We hear of two different types of processing systems in enterprises that process generated data. Business Intelligence systems provide functionality to generate reports, dashboards, information on demand which is typically historical in nature. Data Science or Data Analytics systems are more predictive in nature. They provide information on how to optimize processes, predictive modeling, forecasting, etc.
Data Scientists that are engaged in the craft have to perform a set of activities which are beyond just the technological systems.
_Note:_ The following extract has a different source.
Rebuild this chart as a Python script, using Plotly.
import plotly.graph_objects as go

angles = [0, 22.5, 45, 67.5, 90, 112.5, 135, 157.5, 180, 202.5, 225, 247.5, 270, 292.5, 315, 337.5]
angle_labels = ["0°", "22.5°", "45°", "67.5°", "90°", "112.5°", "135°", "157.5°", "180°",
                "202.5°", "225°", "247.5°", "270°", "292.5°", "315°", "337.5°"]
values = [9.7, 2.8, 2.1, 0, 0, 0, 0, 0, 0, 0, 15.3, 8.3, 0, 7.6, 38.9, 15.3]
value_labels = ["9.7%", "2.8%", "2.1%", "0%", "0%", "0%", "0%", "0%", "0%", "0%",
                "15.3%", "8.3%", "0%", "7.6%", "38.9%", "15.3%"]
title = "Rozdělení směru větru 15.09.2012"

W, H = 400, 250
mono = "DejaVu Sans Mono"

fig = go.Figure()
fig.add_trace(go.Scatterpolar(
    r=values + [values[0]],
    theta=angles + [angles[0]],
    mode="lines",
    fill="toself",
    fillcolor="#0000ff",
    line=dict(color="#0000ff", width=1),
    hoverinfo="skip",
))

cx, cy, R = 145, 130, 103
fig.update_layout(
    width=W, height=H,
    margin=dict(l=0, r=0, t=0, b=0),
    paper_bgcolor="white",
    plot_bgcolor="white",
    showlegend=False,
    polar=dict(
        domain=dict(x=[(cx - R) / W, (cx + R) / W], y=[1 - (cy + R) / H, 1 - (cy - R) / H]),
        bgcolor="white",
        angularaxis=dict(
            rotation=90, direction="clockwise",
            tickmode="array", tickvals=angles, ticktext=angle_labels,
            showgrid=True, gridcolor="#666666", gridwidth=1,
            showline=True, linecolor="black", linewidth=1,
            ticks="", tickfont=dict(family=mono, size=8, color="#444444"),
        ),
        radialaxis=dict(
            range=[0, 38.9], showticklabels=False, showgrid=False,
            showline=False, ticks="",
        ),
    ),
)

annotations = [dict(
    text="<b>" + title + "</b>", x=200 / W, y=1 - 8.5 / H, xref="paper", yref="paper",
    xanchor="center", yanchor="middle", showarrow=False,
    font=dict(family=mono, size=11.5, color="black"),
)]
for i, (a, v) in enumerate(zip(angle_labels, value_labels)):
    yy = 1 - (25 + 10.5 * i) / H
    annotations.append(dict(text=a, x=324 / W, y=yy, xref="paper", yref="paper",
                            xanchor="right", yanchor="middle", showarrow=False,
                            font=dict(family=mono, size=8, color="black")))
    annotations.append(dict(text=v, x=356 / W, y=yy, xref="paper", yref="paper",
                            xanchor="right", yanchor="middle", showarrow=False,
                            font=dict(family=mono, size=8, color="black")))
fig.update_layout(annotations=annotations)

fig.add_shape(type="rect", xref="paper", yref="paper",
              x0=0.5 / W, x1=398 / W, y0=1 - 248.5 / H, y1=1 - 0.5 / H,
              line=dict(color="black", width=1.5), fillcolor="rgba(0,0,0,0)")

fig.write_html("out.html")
They need to one or more of the following.
- Understand Business Challenges and Questions
- Reframe these business challenges as analytical challenges
- Design Models and Techniques required
- Implement Models and Techniques
- Deploy the systems
- Develop insights
- Generate actionable recommendations
The skills that a data scientist needs to have is a combination of following skills.
- A flair for data -- hard to objectively define what it is, but if looking at numbers doesn't excite you, maybe you are not cut out to be a data scientist.
- Quantitative Skills -- Mathematics and Statistics
- Technical Skills -- These skills may vary from using software like SPSS, Programming in R to writing complicated data pipelines
- Critical Thinking -- It helps to be a skeptical mind if you want to be a data scientist.
- Communicative -- Since one of the functions of a data scientist is to bring together a broad set of skills to solve problems that may not be necessary in one person's domain, it helps if you get along with others and communicate clearly.